WHAT YOU HAVE TO DO:
Copy exactly, leaving out every image, the lines from the one with "Write a Python" through the one with "family='Liberation Sans', style='italic', fontsize=15)", inclusive.

(Records from a dataset)
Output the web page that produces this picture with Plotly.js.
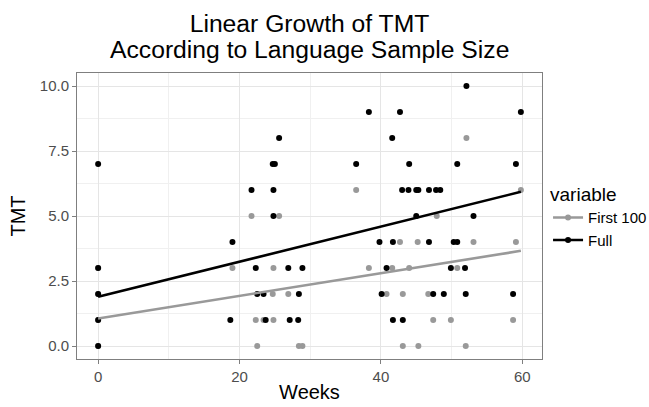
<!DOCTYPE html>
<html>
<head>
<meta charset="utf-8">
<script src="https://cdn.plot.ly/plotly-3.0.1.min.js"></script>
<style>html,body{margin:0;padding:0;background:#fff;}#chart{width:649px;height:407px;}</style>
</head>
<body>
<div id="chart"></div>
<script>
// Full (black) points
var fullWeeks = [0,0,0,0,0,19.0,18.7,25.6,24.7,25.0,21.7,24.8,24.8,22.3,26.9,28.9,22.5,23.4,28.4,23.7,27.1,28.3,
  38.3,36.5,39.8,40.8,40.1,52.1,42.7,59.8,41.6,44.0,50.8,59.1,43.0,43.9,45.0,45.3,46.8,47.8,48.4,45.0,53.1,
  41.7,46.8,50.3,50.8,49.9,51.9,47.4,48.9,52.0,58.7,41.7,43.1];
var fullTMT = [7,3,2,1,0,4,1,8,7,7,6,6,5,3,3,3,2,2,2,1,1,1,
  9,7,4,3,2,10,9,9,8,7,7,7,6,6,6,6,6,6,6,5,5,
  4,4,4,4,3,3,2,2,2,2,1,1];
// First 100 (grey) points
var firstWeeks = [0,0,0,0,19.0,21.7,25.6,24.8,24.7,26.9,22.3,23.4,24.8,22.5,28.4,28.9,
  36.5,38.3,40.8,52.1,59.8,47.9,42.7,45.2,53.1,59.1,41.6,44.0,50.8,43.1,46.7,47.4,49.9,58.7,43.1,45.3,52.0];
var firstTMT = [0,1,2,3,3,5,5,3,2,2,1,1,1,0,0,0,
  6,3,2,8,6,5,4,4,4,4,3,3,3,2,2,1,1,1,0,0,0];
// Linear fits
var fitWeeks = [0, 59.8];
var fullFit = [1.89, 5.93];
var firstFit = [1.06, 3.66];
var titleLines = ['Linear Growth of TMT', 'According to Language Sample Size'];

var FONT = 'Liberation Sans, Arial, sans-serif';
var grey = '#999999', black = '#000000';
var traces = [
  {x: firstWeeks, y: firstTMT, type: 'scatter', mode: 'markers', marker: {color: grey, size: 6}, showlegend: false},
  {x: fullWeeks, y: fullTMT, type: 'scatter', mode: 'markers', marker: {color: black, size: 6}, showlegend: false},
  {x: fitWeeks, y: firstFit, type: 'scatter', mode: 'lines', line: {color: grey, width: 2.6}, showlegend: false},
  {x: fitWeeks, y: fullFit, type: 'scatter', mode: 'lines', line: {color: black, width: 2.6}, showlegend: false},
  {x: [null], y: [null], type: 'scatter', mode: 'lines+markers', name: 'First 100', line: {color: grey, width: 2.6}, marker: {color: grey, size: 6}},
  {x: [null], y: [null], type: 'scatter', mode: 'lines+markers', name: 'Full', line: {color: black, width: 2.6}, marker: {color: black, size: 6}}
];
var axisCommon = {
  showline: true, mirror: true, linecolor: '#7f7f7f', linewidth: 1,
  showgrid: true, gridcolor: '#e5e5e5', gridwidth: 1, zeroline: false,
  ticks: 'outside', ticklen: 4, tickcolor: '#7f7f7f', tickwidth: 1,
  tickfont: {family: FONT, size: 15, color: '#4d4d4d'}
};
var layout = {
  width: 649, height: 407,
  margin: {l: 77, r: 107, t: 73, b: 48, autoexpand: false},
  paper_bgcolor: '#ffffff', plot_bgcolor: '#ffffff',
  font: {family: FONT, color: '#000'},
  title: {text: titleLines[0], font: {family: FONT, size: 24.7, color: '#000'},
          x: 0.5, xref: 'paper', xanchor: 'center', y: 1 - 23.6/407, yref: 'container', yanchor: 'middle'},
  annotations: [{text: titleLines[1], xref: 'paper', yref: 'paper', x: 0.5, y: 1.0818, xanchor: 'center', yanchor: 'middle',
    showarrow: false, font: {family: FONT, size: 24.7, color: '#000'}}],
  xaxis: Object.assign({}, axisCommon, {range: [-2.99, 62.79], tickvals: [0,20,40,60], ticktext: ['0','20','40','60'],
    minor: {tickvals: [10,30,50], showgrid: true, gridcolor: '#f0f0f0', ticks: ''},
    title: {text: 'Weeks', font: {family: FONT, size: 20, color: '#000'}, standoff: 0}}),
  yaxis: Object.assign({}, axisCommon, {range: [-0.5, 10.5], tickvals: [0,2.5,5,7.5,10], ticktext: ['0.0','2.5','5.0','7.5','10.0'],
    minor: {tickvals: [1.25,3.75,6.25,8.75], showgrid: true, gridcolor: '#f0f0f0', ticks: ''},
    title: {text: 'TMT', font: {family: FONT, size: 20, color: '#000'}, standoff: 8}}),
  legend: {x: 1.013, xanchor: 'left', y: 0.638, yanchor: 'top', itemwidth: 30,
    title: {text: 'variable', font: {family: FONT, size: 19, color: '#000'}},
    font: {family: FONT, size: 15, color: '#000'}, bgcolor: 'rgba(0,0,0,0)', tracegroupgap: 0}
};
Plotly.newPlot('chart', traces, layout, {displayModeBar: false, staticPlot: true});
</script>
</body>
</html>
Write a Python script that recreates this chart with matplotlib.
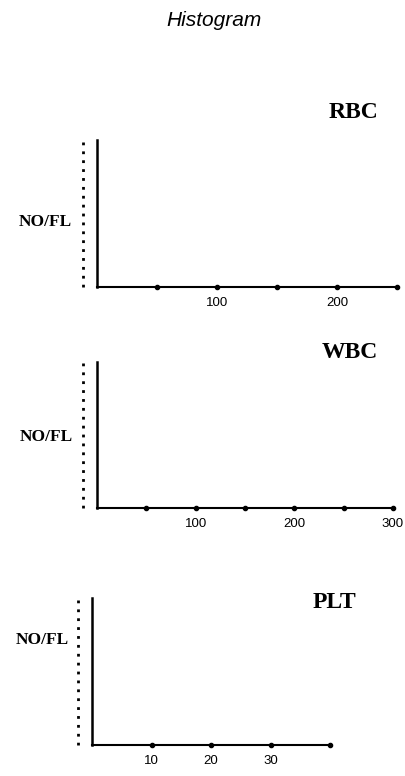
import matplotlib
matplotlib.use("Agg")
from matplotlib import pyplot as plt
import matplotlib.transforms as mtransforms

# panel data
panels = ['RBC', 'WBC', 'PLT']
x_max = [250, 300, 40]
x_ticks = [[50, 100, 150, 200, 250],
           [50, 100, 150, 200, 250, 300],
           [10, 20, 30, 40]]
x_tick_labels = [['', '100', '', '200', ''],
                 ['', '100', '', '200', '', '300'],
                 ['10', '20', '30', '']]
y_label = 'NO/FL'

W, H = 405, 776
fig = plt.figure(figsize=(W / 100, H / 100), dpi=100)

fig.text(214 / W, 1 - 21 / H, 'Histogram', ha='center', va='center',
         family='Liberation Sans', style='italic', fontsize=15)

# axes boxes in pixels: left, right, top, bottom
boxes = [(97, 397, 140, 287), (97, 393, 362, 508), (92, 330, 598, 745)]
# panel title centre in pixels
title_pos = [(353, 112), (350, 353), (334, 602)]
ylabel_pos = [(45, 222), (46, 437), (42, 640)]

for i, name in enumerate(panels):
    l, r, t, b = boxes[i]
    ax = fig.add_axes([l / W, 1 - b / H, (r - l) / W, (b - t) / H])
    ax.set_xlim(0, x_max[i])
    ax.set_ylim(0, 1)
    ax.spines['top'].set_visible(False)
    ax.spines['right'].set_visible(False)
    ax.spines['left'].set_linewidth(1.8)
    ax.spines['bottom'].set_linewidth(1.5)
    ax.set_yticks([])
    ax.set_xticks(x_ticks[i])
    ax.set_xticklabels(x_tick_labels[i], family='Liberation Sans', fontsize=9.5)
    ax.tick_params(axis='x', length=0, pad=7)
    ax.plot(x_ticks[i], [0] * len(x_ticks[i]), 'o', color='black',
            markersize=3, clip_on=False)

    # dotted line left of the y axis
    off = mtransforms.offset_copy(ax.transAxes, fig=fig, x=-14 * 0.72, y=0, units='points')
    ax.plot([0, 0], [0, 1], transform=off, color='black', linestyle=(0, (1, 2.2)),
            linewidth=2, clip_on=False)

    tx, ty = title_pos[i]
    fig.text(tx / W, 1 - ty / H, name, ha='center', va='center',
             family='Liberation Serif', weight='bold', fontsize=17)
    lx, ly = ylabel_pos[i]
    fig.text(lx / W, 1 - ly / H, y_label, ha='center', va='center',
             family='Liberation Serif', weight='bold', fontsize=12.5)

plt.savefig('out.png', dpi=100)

ANSWER TO THE EXERCISE:
Write a Python script that recreates this chart with matplotlib.
import matplotlib
matplotlib.use("Agg")
from matplotlib import pyplot as plt
import matplotlib.transforms as mtransforms

# panel data
panels = ['RBC', 'WBC', 'PLT']
x_max = [250, 300, 40]
x_ticks = [[50, 100, 150, 200, 250],
           [50, 100, 150, 200, 250, 300],
           [10, 20, 30, 40]]
x_tick_labels = [['', '100', '', '200', ''],
                 ['', '100', '', '200', '', '300'],
                 ['10', '20', '30', '']]
y_label = 'NO/FL'

W, H = 405, 776
fig = plt.figure(figsize=(W / 100, H / 100), dpi=100)

fig.text(214 / W, 1 - 21 / H, 'Histogram', ha='center', va='center',
         family='Liberation Sans', style='italic', fontsize=15)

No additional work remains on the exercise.